The project, described as an ideas platform focusing on near-future sustainability, was kick-started in 2016 by the Shanghai Himalayas Museum; Seeds of Time is curated by the museum's executive director, Yongwoo Lee, with Hans Ulbrich Obrist of London's Serpentine Galleries. There is a utopian cast to the wide-ranging research on show, comprising live events, artworks, workshops and publications that collectively imagine a future Shanghai of harmonious coexistence between nature and humanity — a condition known in Chinese as “home garden” or “peach blossom spring”. China has, after all, unique traditions centred on this relationship and stretching back thousands of years.

Yet this is a project that vaults far beyond the local. Joining Chinese artists and scholars including Huang Rui, Qiu Zhijie, Qiu Anxiong and Kaimei Wang are the likes of US physicist Peter Galison and French social philosopher Bruno Latour (lecturing on how we might “reset modernity”). Experiments in how Western thinkers might be inspired by geographic otherness are just part of the cultural interplay in Seeds of Time.

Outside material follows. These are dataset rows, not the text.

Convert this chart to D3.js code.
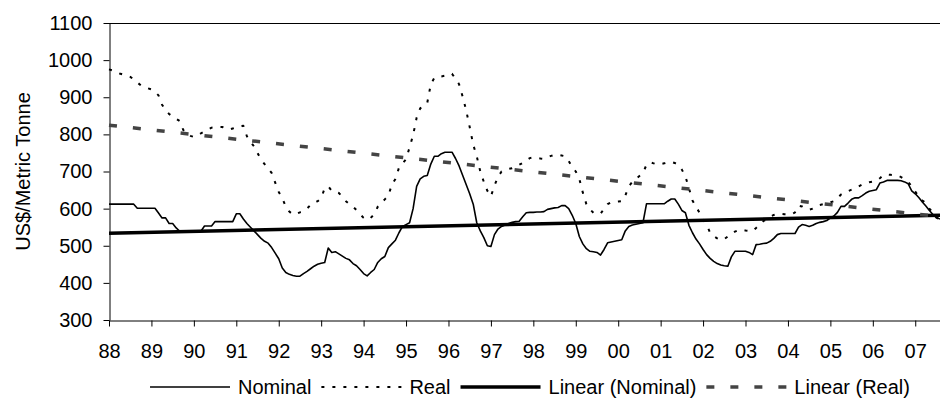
<!DOCTYPE html>
<html>
<head>
<meta charset="utf-8">
<script src="https://cdn.jsdelivr.net/npm/d3@7"></script>
<style>
  body { margin: 0; background: #fff; }
  svg { display: block; font-family: "Liberation Sans", Arial, sans-serif; }
</style>
</head>
<body>
<div id="chart"></div>
<script>
// monthly prices, Jan 1988 .. Aug 2007 (US$/metric tonne)
const nominal = [
  612,612,612,612,612,612,612,612,601,601,601,601,
  601,601,588,575,575,560,560,548,539,539,539,539,
  539,539,539,553,553,553,565,565,565,565,565,565,
  586,586,572,560,550,540,530,520,512,507,495,480,
  465,440,428,423,420,418,418,425,431,438,445,450,
  453,455,494,482,484,478,472,466,462,452,446,436,
  425,419,428,436,455,465,471,495,505,515,535,552,
  557,562,600,660,680,687,689,720,741,741,748,752,
  752,752,735,715,690,665,640,612,562,540,522,500,
  498,530,545,552,556,560,563,565,566,578,589,590,
  590,591,591,592,598,600,602,603,608,608,600,582,
  560,525,505,492,485,484,482,475,490,508,510,512,
  514,516,540,552,556,558,560,562,613,613,613,613,
  613,613,620,626,626,612,595,589,555,535,518,505,
  490,476,466,458,452,448,446,445,470,485,485,485,
  485,482,476,503,504,506,507,512,520,530,533,533,
  533,533,533,550,557,555,552,555,560,563,565,568,
  575,580,590,606,606,615,625,629,629,635,642,647,
  649,651,669,672,676,676,676,676,675,672,667,648,
  640,630,618,607,595,584,576,572
];

const real = [
  975,972,968,964,961,958,955,948,940,932,928,924,
  921,915,905,880,865,855,848,842,836,812,800,796,
  793,797,803,808,813,818,819,820,820,816,813,816,
  819,822,823,795,780,768,750,732,720,708,696,670,
  645,628,605,592,584,586,590,593,600,610,617,620,
  628,655,660,648,645,642,632,620,612,605,596,585,
  575,570,575,585,605,615,625,635,665,680,710,722,
  733,765,798,845,870,878,885,935,952,955,956,958,
  962,963,950,935,902,865,820,772,741,700,672,648,
  633,662,685,700,704,707,709,712,718,723,730,736,
  738,737,735,734,738,742,745,745,743,741,728,712,
  700,680,643,612,598,589,587,586,600,612,617,618,
  619,620,635,660,672,680,688,696,718,725,722,719,
  720,722,725,726,723,718,705,687,655,622,605,589,
  572,557,535,526,520,515,518,525,532,538,542,543,
  541,540,539,548,558,566,572,578,583,586,586,585,
  585,584,590,608,606,600,597,600,606,610,612,615,
  617,620,628,638,643,647,651,655,660,665,668,671,
  673,675,682,690,692,691,690,689,685,679,672,660,
  646,632,622,615,600,589,576,570
];

const yearLabels = ["88","89","90","91","92","93","94","95","96","97",
                    "98","99","00","01","02","03","04","05","06","07"];
const yTicks = [300,400,500,600,700,800,900,1000,1100];
const legendNames = ["Nominal", "Real", "Linear (Nominal)", "Linear (Real)"];

const width = 940, height = 405;
const plotBox = { left: 109, right: 940, top: 23, bottom: 320 };
const fontSize = 20;

// least squares line, same as the spreadsheet trendline
function linearFit(values) {
  const n = values.length;
  const mx = d3.mean(values, (d, i) => i);
  const my = d3.mean(values);
  let sxy = 0, sxx = 0;
  values.forEach((v, i) => { sxy += (i - mx) * (v - my); sxx += (i - mx) * (i - mx); });
  const slope = sxy / sxx;
  return [my - slope * mx, my + slope * (n - 1 - mx)];
}

const svg = d3.select("#chart").append("svg")
  .attr("width", width)
  .attr("height", height);

svg.append("rect").attr("width", width).attr("height", height).attr("fill", "#fff");

const x = d3.scaleLinear().domain([0, nominal.length - 1]).range([plotBox.left, plotBox.right]);
const y = d3.scaleLinear().domain([300, 1100]).range([plotBox.bottom, plotBox.top]);

// y axis
svg.append("g")
  .attr("transform", `translate(${plotBox.left + 0.5},0)`)
  .call(d3.axisLeft(y).tickValues(yTicks).tickFormat(d3.format("d"))
    .tickSize(6).tickSizeOuter(0).tickPadding(11));

// x axis, one tick per January
svg.append("g")
  .attr("transform", `translate(0,${plotBox.bottom + 0.5})`)
  .call(d3.axisBottom(x)
    .tickValues(yearLabels.map((d, i) => i * 12))
    .tickFormat((d, i) => yearLabels[i])
    .tickSize(6).tickSizeOuter(0).tickPadding(17));

svg.selectAll(".tick text")
  .attr("font-size", fontSize)
  .attr("font-family", "Liberation Sans, Arial, sans-serif")
  .attr("fill", "#000");
svg.selectAll(".domain, .tick line").attr("stroke", "#000");

// top border of plot area
svg.append("line")
  .attr("x1", plotBox.left).attr("x2", plotBox.right)
  .attr("y1", Math.round(y(1100)) + 0.5).attr("y2", Math.round(y(1100)) + 0.5)
  .attr("stroke", "#000");

svg.append("text")
  .attr("transform", `translate(30,${(plotBox.top + plotBox.bottom) / 2}) rotate(-90)`)
  .attr("text-anchor", "middle")
  .attr("font-size", fontSize)
  .text("US$/Metric Tonne");

const line = d3.line().x((d, i) => x(i)).y(d => y(d));

const nomFit = linearFit(nominal);
const realFit = linearFit(real);

const styles = {
  nominal:   { stroke: "#000", width: 1.6, dash: null },
  real:      { stroke: "#000", width: 2, dash: "3,8" },
  trendNom:  { stroke: "#000", width: 3.5, dash: null },
  trendReal: { stroke: "#444", width: 3.5, dash: "8,16" }
};

function drawPath(g, d, s) {
  return g.append("path")
    .attr("d", d)
    .attr("fill", "none")
    .attr("stroke", s.stroke)
    .attr("stroke-width", s.width)
    .attr("stroke-dasharray", s.dash)
    .attr("stroke-linejoin", "round");
}

const plot = svg.append("g");
drawPath(plot, line(nominal), styles.nominal);
drawPath(plot, line(real), styles.real);
drawPath(plot, d3.line()([[x(0), y(nomFit[0])], [x(nominal.length - 1), y(nomFit[1])]]), styles.trendNom);
drawPath(plot, d3.line()([[x(0), y(realFit[0])], [x(real.length - 1), y(realFit[1])]]), styles.trendReal);

// legend
const legendStyles = [styles.nominal, styles.real, styles.trendNom, styles.trendReal];
const symLen = 80, symGap = 8, itemGap = 10, legendY = 387;
const legend = svg.append("g");
let cx = 0;
legendNames.forEach((name, i) => {
  const item = legend.append("g").attr("transform", `translate(${cx},0)`);
  drawPath(item, `M0,${legendY}H${symLen}`, legendStyles[i]);
  const t = item.append("text")
    .attr("x", symLen + symGap)
    .attr("y", legendY + 7)
    .attr("font-size", fontSize)
    .text(name);
  cx += symLen + symGap + t.node().getComputedTextLength() + itemGap;
});
const legendW = cx - itemGap;
legend.attr("transform", `translate(${530 - legendW / 2},0)`);
</script>
</body>
</html>
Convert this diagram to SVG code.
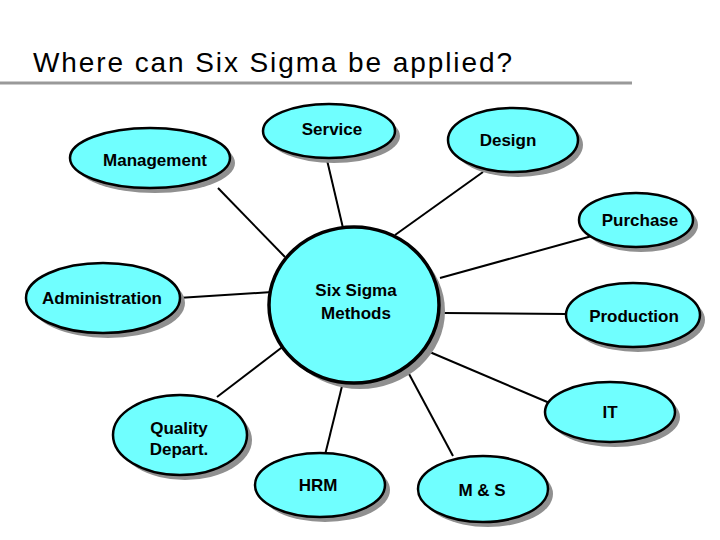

In Route of the Future, artist Qiu Anxiong (perhaps best known for his animated 'woodblock-print' bestiary New Classic of Mountains and Seas; 2006) offers visitors a guided tour through the future city by bus. Science-fiction writer Ken Liu provides the script: a 48-hour itinerary for visiting the drowned metropolis of 2116. Satirizing lifestyle-trend pieces, Liu's text breathlessly describes the nightlife and cuisine for post-apocalyptic tourists, and portrays central Shanghai as a realm in which the elite inhabit underwater bubbles, while much of the population has moved to suburbs. Its optimistic vision of climate adaptation echoes Kim Stanley Robinson's sci-fi novel New York 2140 (Orbit, 2017).